We know for a fact trials happen usually for one of three reasons. Usually, it's because of sometimes our own sin that puts us into some pretty cruddy situations and inflicts collateral damage back on ourselves and others, or it's the sin of others that have victimized you and led you into some pain and trial. Quite often it's just simply from living in a fallen and broken world, waiting for a Redeemer and our hope to come.

Wherever you're at right now, I want to encourage you. First, don't walk in this thing in isolation. Almost all the times we encounter people in the church who ping the pastors here and kind of go, "Hey, I'm suffering right now in this thing," usually they never let us know when it's at a two or a three.

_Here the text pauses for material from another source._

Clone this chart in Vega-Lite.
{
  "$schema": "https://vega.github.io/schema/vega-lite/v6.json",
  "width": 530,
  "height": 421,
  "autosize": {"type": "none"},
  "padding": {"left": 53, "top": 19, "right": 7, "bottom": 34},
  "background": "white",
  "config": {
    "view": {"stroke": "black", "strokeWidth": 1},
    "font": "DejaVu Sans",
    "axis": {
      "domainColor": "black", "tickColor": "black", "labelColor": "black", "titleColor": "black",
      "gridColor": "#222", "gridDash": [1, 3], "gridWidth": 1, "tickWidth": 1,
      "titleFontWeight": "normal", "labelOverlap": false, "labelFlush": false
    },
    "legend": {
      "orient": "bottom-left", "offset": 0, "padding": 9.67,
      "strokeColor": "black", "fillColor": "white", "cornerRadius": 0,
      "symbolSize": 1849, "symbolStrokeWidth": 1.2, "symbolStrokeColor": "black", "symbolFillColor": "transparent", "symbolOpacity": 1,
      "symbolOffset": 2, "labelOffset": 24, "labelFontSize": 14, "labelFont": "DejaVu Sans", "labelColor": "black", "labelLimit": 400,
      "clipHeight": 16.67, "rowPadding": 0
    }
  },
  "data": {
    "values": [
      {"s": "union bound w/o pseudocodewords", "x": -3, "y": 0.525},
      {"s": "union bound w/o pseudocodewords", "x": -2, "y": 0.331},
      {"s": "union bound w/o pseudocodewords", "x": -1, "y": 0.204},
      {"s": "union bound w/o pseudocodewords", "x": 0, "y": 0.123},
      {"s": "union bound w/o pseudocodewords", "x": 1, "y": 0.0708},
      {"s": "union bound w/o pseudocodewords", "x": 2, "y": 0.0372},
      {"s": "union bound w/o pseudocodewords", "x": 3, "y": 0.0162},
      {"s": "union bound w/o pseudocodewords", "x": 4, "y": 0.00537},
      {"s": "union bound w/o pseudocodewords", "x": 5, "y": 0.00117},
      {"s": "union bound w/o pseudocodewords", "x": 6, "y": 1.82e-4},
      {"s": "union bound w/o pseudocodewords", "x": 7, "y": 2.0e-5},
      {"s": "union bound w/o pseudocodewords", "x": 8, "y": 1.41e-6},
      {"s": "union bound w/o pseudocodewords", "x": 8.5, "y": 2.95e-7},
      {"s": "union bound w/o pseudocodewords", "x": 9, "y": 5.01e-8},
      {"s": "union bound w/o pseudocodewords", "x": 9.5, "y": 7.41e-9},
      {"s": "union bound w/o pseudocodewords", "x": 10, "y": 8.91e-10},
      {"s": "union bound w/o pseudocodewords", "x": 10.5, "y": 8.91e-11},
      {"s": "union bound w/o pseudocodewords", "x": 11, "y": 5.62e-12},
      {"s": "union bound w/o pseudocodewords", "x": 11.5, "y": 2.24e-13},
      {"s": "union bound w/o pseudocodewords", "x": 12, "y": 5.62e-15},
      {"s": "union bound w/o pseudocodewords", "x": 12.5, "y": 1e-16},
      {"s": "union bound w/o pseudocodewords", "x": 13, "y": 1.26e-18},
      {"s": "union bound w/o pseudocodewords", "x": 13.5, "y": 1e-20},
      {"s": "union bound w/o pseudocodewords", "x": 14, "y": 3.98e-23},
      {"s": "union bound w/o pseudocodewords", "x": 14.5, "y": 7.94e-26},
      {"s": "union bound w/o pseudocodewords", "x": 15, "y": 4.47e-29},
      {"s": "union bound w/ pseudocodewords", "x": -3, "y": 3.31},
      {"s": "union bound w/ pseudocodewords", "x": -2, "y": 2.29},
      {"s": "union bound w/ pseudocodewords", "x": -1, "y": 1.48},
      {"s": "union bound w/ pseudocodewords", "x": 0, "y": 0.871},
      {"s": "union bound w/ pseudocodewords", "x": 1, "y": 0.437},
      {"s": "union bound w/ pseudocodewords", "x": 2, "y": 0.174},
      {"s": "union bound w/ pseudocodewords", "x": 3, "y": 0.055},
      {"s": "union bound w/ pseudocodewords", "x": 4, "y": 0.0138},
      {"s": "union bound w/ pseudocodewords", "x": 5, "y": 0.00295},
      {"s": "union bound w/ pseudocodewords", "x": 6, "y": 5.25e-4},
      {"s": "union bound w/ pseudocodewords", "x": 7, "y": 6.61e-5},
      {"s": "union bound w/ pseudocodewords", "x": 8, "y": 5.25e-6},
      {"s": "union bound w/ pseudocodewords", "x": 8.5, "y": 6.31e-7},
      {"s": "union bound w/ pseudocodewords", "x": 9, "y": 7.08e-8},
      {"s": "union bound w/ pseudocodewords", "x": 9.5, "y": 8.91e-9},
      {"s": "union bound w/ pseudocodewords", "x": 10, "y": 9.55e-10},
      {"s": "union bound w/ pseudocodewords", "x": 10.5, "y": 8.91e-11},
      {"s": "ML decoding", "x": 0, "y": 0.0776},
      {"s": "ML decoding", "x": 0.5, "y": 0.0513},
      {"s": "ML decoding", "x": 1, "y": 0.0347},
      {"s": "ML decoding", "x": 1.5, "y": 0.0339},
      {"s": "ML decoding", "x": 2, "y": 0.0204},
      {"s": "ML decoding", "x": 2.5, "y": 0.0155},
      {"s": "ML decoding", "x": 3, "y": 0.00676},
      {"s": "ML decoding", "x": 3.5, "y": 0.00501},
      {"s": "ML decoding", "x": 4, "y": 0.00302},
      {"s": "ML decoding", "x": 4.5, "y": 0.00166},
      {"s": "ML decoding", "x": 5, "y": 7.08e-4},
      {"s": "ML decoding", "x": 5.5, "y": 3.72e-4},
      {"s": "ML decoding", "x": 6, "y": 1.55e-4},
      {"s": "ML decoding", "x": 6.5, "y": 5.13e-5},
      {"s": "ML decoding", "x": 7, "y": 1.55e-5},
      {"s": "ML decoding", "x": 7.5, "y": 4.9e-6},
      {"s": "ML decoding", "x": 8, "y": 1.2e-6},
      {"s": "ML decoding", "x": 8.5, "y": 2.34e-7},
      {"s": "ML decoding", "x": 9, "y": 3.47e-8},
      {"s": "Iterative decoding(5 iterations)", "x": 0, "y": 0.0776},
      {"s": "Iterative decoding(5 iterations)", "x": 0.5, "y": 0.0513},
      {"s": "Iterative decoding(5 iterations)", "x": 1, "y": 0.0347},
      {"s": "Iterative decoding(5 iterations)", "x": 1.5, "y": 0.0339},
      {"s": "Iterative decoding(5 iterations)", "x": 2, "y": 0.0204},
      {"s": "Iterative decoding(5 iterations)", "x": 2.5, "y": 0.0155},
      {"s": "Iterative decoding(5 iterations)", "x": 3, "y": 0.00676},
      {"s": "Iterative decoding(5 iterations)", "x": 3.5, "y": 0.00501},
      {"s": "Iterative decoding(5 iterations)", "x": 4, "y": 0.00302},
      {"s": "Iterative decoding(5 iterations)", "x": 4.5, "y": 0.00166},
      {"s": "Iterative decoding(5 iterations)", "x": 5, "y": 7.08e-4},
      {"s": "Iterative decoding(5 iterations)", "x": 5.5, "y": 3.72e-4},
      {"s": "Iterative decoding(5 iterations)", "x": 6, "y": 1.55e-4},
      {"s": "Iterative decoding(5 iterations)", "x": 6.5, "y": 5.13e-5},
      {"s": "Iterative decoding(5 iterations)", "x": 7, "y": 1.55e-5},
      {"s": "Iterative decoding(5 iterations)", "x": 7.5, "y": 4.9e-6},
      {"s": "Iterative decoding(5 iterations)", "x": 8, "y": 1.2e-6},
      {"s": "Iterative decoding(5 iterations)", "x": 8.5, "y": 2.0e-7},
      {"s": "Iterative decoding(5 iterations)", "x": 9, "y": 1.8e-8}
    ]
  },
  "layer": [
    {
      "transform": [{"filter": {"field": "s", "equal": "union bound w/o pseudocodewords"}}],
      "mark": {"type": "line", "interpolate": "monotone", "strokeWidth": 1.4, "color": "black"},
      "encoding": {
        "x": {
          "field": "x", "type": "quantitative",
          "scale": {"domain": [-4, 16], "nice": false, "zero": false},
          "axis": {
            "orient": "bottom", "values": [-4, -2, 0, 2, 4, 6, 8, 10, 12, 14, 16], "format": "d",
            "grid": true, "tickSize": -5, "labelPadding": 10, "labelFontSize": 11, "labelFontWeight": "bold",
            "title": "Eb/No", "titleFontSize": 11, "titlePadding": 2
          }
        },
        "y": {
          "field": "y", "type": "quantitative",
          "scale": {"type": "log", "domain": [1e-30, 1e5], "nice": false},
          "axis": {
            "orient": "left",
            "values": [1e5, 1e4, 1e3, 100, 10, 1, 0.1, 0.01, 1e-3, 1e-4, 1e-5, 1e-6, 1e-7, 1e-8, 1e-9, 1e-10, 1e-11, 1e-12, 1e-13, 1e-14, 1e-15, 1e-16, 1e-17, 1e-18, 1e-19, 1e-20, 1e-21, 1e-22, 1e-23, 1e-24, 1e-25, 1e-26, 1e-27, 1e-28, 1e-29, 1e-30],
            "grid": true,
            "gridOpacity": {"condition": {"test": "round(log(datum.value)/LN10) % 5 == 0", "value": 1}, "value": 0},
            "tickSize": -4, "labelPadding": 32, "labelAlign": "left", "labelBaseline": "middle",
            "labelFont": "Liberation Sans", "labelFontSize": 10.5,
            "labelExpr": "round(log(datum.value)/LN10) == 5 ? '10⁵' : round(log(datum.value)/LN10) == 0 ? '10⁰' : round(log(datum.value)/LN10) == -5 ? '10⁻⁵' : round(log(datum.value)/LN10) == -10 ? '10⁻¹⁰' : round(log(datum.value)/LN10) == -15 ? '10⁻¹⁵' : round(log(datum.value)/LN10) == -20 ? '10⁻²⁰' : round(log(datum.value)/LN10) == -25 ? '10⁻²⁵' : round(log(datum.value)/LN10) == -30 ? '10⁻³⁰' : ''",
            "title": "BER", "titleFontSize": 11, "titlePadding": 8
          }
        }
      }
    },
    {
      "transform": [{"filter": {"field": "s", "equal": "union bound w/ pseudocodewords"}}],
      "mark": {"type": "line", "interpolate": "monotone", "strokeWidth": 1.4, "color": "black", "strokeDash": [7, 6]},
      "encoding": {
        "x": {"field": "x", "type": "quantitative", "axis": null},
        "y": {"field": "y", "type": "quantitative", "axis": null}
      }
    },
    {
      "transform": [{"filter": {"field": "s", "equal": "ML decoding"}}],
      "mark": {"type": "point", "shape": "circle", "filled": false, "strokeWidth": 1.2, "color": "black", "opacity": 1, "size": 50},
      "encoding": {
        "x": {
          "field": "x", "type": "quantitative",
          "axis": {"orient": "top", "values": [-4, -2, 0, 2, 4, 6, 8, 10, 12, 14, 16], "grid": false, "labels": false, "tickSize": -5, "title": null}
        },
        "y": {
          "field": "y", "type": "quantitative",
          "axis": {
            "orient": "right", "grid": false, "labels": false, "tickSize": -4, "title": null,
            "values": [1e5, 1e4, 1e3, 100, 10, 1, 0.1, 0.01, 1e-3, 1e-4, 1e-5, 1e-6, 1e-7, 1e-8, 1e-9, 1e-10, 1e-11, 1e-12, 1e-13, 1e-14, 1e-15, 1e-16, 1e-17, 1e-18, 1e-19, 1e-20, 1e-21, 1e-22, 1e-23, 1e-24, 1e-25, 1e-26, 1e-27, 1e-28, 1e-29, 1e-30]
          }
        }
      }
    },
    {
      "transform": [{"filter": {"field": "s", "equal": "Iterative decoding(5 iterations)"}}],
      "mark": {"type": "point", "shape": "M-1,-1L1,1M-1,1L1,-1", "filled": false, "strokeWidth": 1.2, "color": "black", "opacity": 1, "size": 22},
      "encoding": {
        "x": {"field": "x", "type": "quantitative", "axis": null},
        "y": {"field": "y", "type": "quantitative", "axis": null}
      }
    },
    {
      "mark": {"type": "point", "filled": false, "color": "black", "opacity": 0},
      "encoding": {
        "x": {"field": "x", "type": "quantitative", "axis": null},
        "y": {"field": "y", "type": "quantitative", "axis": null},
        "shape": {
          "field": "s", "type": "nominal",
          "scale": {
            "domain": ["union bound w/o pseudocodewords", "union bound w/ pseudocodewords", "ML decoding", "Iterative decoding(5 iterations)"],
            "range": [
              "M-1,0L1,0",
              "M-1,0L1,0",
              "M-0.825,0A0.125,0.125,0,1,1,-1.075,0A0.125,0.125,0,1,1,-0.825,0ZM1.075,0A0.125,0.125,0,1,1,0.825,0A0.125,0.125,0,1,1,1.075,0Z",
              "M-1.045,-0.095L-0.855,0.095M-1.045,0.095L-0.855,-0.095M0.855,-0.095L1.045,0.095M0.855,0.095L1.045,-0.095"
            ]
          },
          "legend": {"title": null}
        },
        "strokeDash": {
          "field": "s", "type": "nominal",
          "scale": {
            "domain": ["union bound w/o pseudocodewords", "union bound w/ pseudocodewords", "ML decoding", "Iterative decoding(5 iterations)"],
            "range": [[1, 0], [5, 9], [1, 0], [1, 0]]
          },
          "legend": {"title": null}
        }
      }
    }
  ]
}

They let us know what it's about a nine or a ten.

Secondly, when we know, almost always the individuals are in isolation and don't have a community to walk with. God has not wired you for that. Here at the Village we have opportunities for you to press into home groups, to do gospel-centered community together, to have kind of some Aarons who can come alongside you like Moses and hold your hands up in a time of trial while the battle wages. They can be that for you.

For those of you who are walking through just a season right now of such intense trial and you are in a place where you need some specialized care, I want to let you know we have Recovery every Thursday night at 7 p.m., where you can come here and you can find support and encouragement and accountability, and we will press you into the Lord and cover you with gospel-centered community in that place. You can process those trials through a gospel-centered lens, and we can begin to see the healing that needs to happen there. I want to encourage you to press into that.

Wherever you're at, anchor yourself in the hope of the Lord. Let's pray and we'll continue next week.

Father, we thank you that you have not forsaken us. We thank you that you have not left us alone in this life. When the trials come and they come as floods, Father, we can have an anchor firmly fixed in you, an unwavering sense of hope that you give us. Father, I just pray for this room. I pray for wherever we're at, God, that whether you would use this today as a reminder or maybe some of this is the very first time they've heard some of this, that you would use it to lay some foundations in our lives and perspectives of suffering so we may not view these trials in blasphemy towards you.

Father, I pray that we may use these trials through the lens of a loving God, who doesn't let anything happen in our life outside of your sovereign control and your sovereign purposes, and we can cling to the hope that you are good. So I pray for healing and peace in this room as we continue to walk through the suffering that's yet to come. We love you, and we thank you in Jesus' name, amen.